5大会ぶりに伊勢路を駆けた大東大 箱根駅伝も「挑戦者として」挑みリベンジへ
11月6日に開催された第54回全日本大学駅伝。第49回大会での総合14位以来、伊勢路から遠ざかっていた大東文化大学が5大会ぶりに帰ってきた。当日の選手変更で指名された1区のピーター・ワンジル(2年、仙台育英)が26分58秒の区間新記録、大東大にとって19年ぶりの区間賞を獲得したが、1区以降シード権争いに絡むことなく5時間19分07秒の14位に終わり悔しさを噛み締めた。

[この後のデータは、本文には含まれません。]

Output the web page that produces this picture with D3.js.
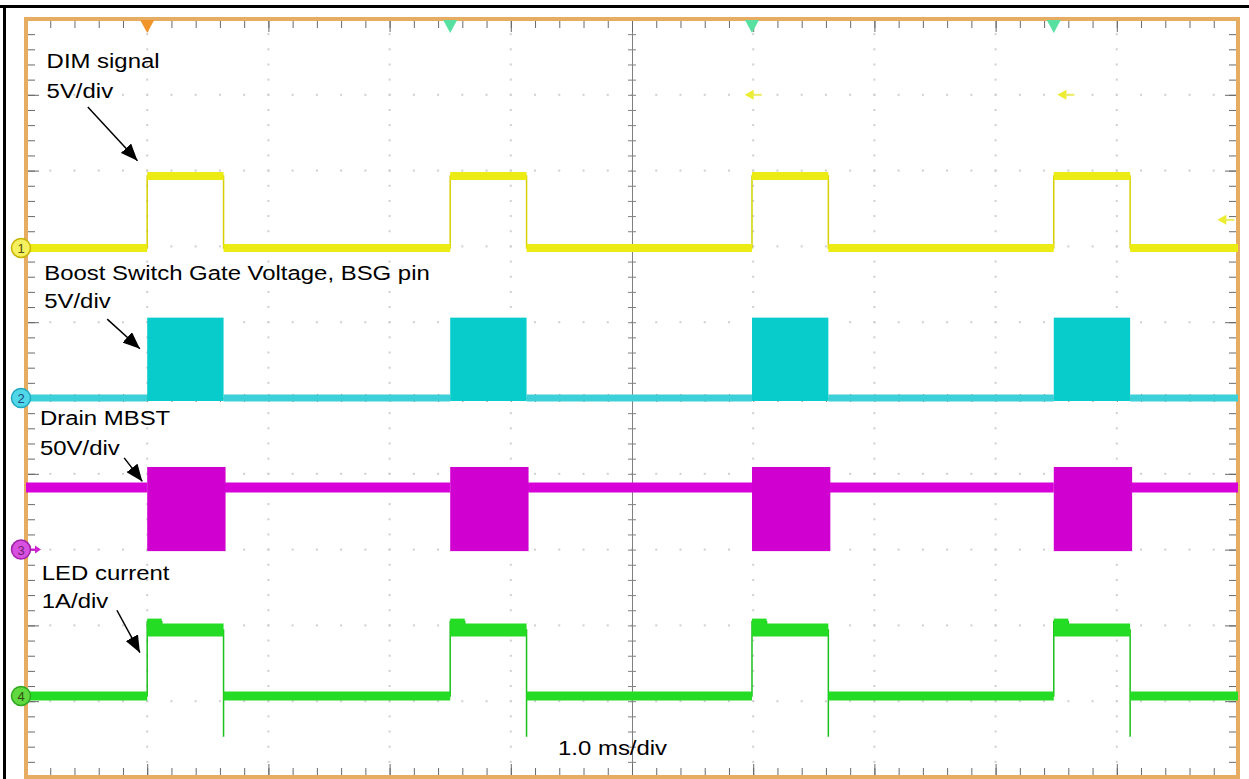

4年ぶりの本選出場となる箱根駅伝でリベンジを誓う。
真名子監督の起用に応えた1区の区間賞
4月から、仙台育英高で監督を務めていた真名子圭氏が監督に就任し、監督の人間力=競技力という考えのもと、練習内容もさることながら、選手のメンタルや意識改革により、6月19日に行われた今大会の予選選考会を5位で、さらには箱根駅伝予選会を1位で通過するなど快進撃を続けてきた大東大。そのため、今大会でも期待がかかっていたが、実力を出しきれず予選と本戦の壁を痛感するレースとなった。
出場校の上位4校が大会新記録をマークするハイレベルなレースとなったが、大東大は上位8校に与えられるシード権を目標にスタートを切った。
1区のピーターは今大会の選考会、箱根予選でもチームトップのタイムを記録し、成長が著しい。ピーターはスタート直後集団に埋もれてしまうが、3km付近から第2集団を抜け出し2位につけた。
前方を走る青山学院大学、目片将大(4年、須磨学園)を追いかけ、残り1kmでトップに躍り出て中継所へ。9.5kmを26分58秒の快走を魅せ、駒澤大学の佐藤条二(2年、市立船橋)と中央大学の吉居大和(3年、仙台育英)の区間記録27分05秒を7秒更新して区間賞をつかみ、真名子監督の起用に応えた。
結果は14位で実力不足を痛感
駒澤大の佐藤圭汰(1年、洛南)や順天堂大学の三浦龍司(3年、洛南)などのエースが出そろう2区を任されたのは菊地駿介(3年、仙台育英)。9校に抜かれ後に続くことができず、10位で3区の入濱輝大(1年、瓊浦)につないだ。
入濱は選考会で納得のいくレースができず、「全日本では先輩たちに借りを返せるような走りをしたい」と意気込んでいたが、力振るわず、14位で4区に襷(たすき)をつないだ。
4区、5区では大東大の主力である久保田徹(3年、聖望学園)と大野陽人(4年、九里学園)が控えていた。昨年の全日本駅伝で学年選抜でも4区を走った久保田は東海大学と関西学院大学を抜き、順位を2つ上げて12位で5区の大野へ。久保田は「3区までの流れを変える役割を任されたが、区間10位で去年よりも悪い結果になってしまった。もっとシード権争いに絡んでいきたかった」と話した。
唯一今年の箱根路を経験している大野は、箱根予選会後から体調不良で思うような練習ができず、実質1週間でコンディションを整えていた。抜かされた東海大の佐藤俊輔(4年、鶴崎工)を追いかけ、東京国際大学の木村海斗(2年、狭山経済)と1秒差で6区の大谷章紘(2年、水城)に託した。
大野は「最初の5kmの入りが想像以上に遅かった。練習できなかったことを言い訳にしたくないが悔しい」とコメント。大谷は11位、7区の谷口辰煕主将(4年、比叡山)は3つ順位を落とし、トップと9分43秒差の14位で8区の西代雄豪(2年、桶川)に襷をつなぎ、順位は上がることなく14位でゴールした。
「箱根では絶対にシードを」
レースを終えて、主将の谷口は「チームとして8位シード権内を目標に練習してきたが、言い訳のできない悔しい結果となってしまった。箱根駅伝も挑戦者として挑むので、貪欲(どんよく)にシード権獲得を目標に頑張りたい」と言葉を詰まらせながら話した。
真名子監督は一言目に「力を出せなかった」と言った。「4月から今大会の予選と箱根駅伝の予選会と、良い結果が出始めていたが、そのことで逆にチームの中でいらない安心感や満足感が生まれてきていた。いい結果に対して安心がでてしまうチームの甘さなどもメンタル部分も改善し、残り約1カ月、今回の結果を踏まえて課題を修復し、箱根では絶対にシードをつかんでいきたい」と語った。
大東大は着実に実力をつけてきたが、常連の強豪校との差を実感し気持ちが引き締まった。今回の悔しさを糧に、力を蓄え箱根駅伝での活躍に期待が高まる。